Seize the right moment to strike home your point. Freshen up with a warm shower and Eau de toilette. Please take advantage of your negligee and hear his thumping heartbeat cuddled under the sheet. Don't say goodnight without being injected and filled with the hormone testosterone. Sex heals and doesn't allow unforgiveness to fester. Value the sexual experiences and make intimacy a sacred routine.

Money Brings Honey

The best way to handle a neurotic wife is to get her on an all-expensed paid trip to the sun-kissed beaches of the Bahamas. She is robed for moonlit dining on her favourite cuisine specials with tequila and cocktail delight.

When last did you take your spouse on vacation? Get wild in romantic adventure. A planned vacation is what both of you need to alleviate tension and reposition yourselves for a strategic upliftment.

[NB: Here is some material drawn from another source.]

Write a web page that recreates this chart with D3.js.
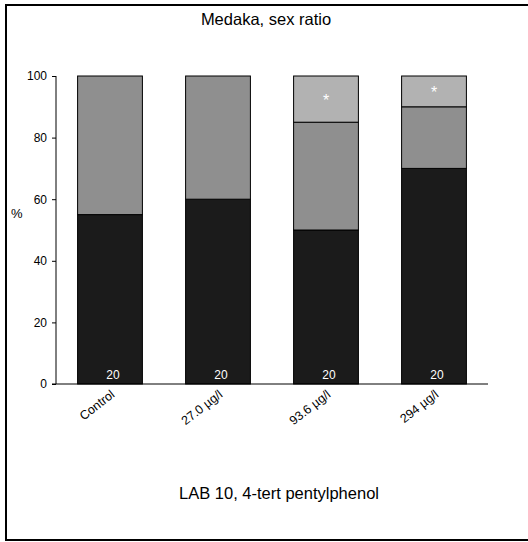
<!DOCTYPE html>
<html><head><meta charset="utf-8">
<script src="https://cdn.jsdelivr.net/npm/d3@7"></script>
<style>html,body{margin:0;background:#fff;overflow:hidden}svg{display:block;font-family:"Liberation Sans",Arial,sans-serif}</style>
</head><body>
<svg id="c" width="528" height="542"></svg>
<script>
const categories = ["Control", "27.0 µg/l", "93.6 µg/l", "294 µg/l"];
const seriesBlack = [55, 60, 50, 70];
const seriesGray = [45, 40, 35, 20];
const seriesLight = [0, 0, 15, 10];
const nLabels = ["20", "20", "20", "20"];
const starred = [false, false, true, true];
const yTicks = [0, 20, 40, 60, 80, 100];
const title = "Medaka, sex ratio";
const footer = "LAB 10, 4-tert pentylphenol";

const svg = d3.select("#c");
svg.append("path").attr("d", "M540,5H6V540H540")
  .attr("fill", "none").attr("stroke", "#000").attr("stroke-width", 2);

const x = d3.scaleBand().domain(categories).range([56, 488]).paddingInner(0.4).paddingOuter(0.2);
const y = d3.scaleLinear().domain([0, 100]).range([384, 76]);

const colors = ["#1b1b1b", "#8f8f8f", "#b2b2b2"];
const series = [seriesBlack, seriesGray, seriesLight];
const stack = categories.map((c, i) => {
  let base = 0;
  return series.map((s, k) => { const seg = {cat: c, y0: base, y1: base + s[i], k}; base += s[i]; return seg; });
});

const g = svg.append("g");
stack.forEach((segs, i) => {
  segs.filter(s => s.y1 > s.y0).forEach(s => {
    g.append("rect").attr("x", x(s.cat)).attr("width", x.bandwidth())
      .attr("y", y(s.y1)).attr("height", y(s.y0) - y(s.y1))
      .attr("fill", colors[s.k]).attr("stroke", "#000").attr("stroke-width", 1);
  });
});

// y axis
const ya = svg.append("g").attr("transform", "translate(56,0)")
  .call(d3.axisLeft(y).tickValues(yTicks).tickSize(4).tickPadding(5));
ya.select(".domain").attr("d", `M0,${y(100)}V${y(0)}`);
ya.selectAll("text").attr("font-size", 12).attr("font-family", "Liberation Sans, Arial, sans-serif");

// x axis line
svg.append("line").attr("x1", 52).attr("x2", 488).attr("y1", y(0)).attr("y2", y(0)).attr("stroke", "#000");

// x labels
categories.forEach((c, i) => {
  const cx = x(c) + x.bandwidth() / 2;
  svg.append("text").attr("transform", `translate(${cx},${y(0) + 5}) rotate(-38)`)
    .attr("text-anchor", "end").attr("dominant-baseline", "hanging").attr("font-size", 12.5).text(c);
  svg.append("text").attr("x", cx + 3).attr("y", y(0) - 5).attr("text-anchor", "middle")
    .attr("font-size", 12).attr("fill", "#fff").text(nLabels[i]);
  if (starred[i]) {
    const top = stack[i][2];
    svg.append("text").attr("x", cx).attr("y", (y(top.y0) + y(top.y1)) / 2 + 7)
      .attr("text-anchor", "middle").attr("font-size", 16).attr("fill", "#fff").text("*");
  }
});

svg.append("text").attr("x", 11).attr("y", 218).attr("font-size", 13).text("%");
svg.append("text").attr("x", 266).attr("y", 25).attr("text-anchor", "middle").attr("font-size", 16.5).text(title);
svg.append("text").attr("x", 279).attr("y", 499).attr("text-anchor", "middle").attr("font-size", 16.5).text(footer);
</script>
</body></html>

But it's one thing to plan, and another to execute. Having the funds to prosecute scheduled vacations will bring a fresh boost of positive energy to the home. Your spouse will feel secure and stay confident. Whatever it takes to actualize a break, do it. It's going to be worth your while, saving you the headaches of pent up accumulated stress. So plan, save, and execute.

The Two Shall Become One

Your spouse must be rated top of your charts on the leaderboard day-in-day-out. Honour your spouse ahead of your extended family, bosom or childhood friends, and any Homosapien or extraterrestrial.

Many homes have crumbled because they entertained external influences and a bias. No matter how pragmatic, the natural tendency is for kindred to align with their bloodline and share sentiments — compromising truth, honesty and integrity. Marriage relationships that condone third party encumbrances will invite chaos associated with partiality.

An Abusive Marriage Destroys

If you find yourself in a physically abusive marriage, get out immediately! A brush with a violent spouse could leave you badly hurt, with a broken bone, deformed, or even cost you life.

Love is not enough incentive to endure battering in marriage. It's bad enough to condone verbal assault, but nobody should allow a spouse to engage in physical violation of any sort. If it happens, it's time to call it quits.

Marriage is a life-long learning process. If you play according to the rules, it is guaranteed to bring happiness.